The goods-producing sector also continued to add back jobs. Sector-wide, employment rose by 196,000 in September, led by a gain of 130,000 in manufacturing industries.
Businesses of all sizes increased their payrolls during the month, led by large businesses with at least 500 employees, which added back on net 297,000. Small- and medium-sized businesses brought back 192,000 and 259,000, respectively.
By ADP’s measure, domestic employers have on net added back payrolls for the past five consecutive months. However, the pace of increase has slowed considerably from the nearly 4.5 million the firm reported were created in June this year, when the first wave of business reopenings drove record surges in business rehiring.

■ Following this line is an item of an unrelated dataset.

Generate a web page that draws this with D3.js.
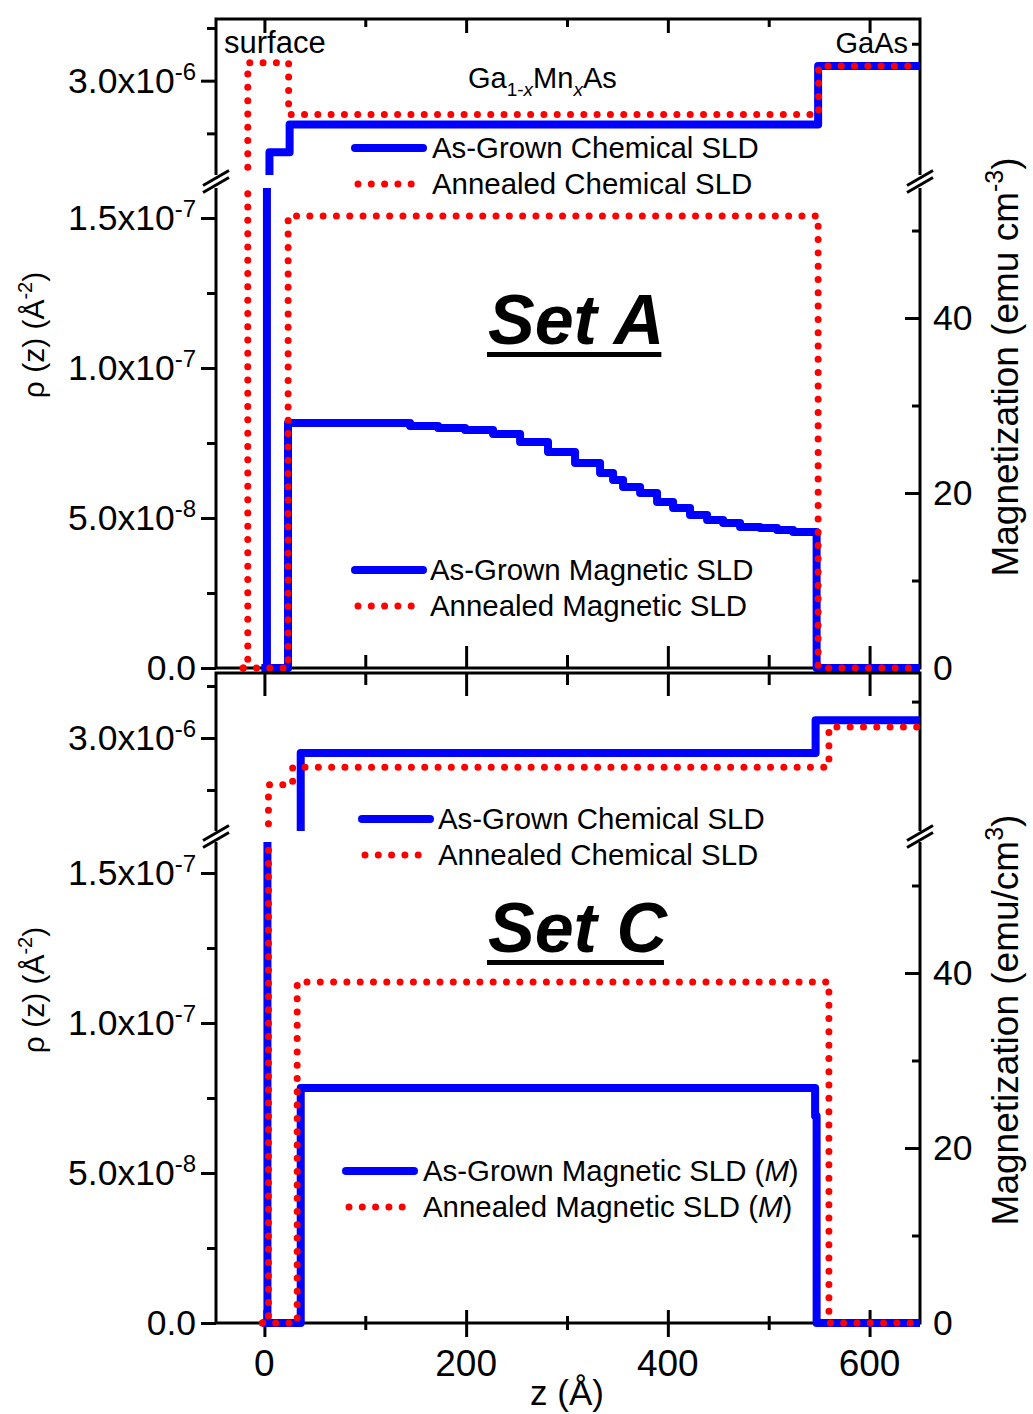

Both ADP’s jobs report and the Department of Labor’s (DOL) September non-farm payrolls report due Friday mark the last before Election Day. Data since the summer has reflected a labor market recovery quickly losing steam, with earlier surges in job creation and re-creation after stay-in-place orders were lifted struggling to be maintained. The end-of-July expiration of federal enhanced unemployment benefits and other virus relief-related programs from Washington has also weighed tens of millions of still jobless Americans.
Just this week, Disney (DIS) said it would be cutting 28,000 jobs in its resort business, in one of the deepest reductions during the pandemic period. Shell (RDS-A) on Wednesday said it planned to slash up to 9,000 positions by the end of 2022. And airlines including American Airlines and United Airlines Holdings have each warned they could furlough some 19,000 and 12,000 workers, respectively, following the October lapse of provisions under Congress’s CARES Act that gave the industry billions to help keep workers on payrolls.
Looking ahead to Friday’s DOL jobs report, consensus economists expect to see that non-farm payrolls increased by 850,000 in September, including a net 875,000 increase in private payrolls. ADP’s private jobs report has been an imprecise indicator of the figures included in the DOL’s own report during the pandemic. In each of July and August, ADP reported just hundreds of thousands of new private payrolls were created, while the DOL’s release reflected well over 1 million in each month.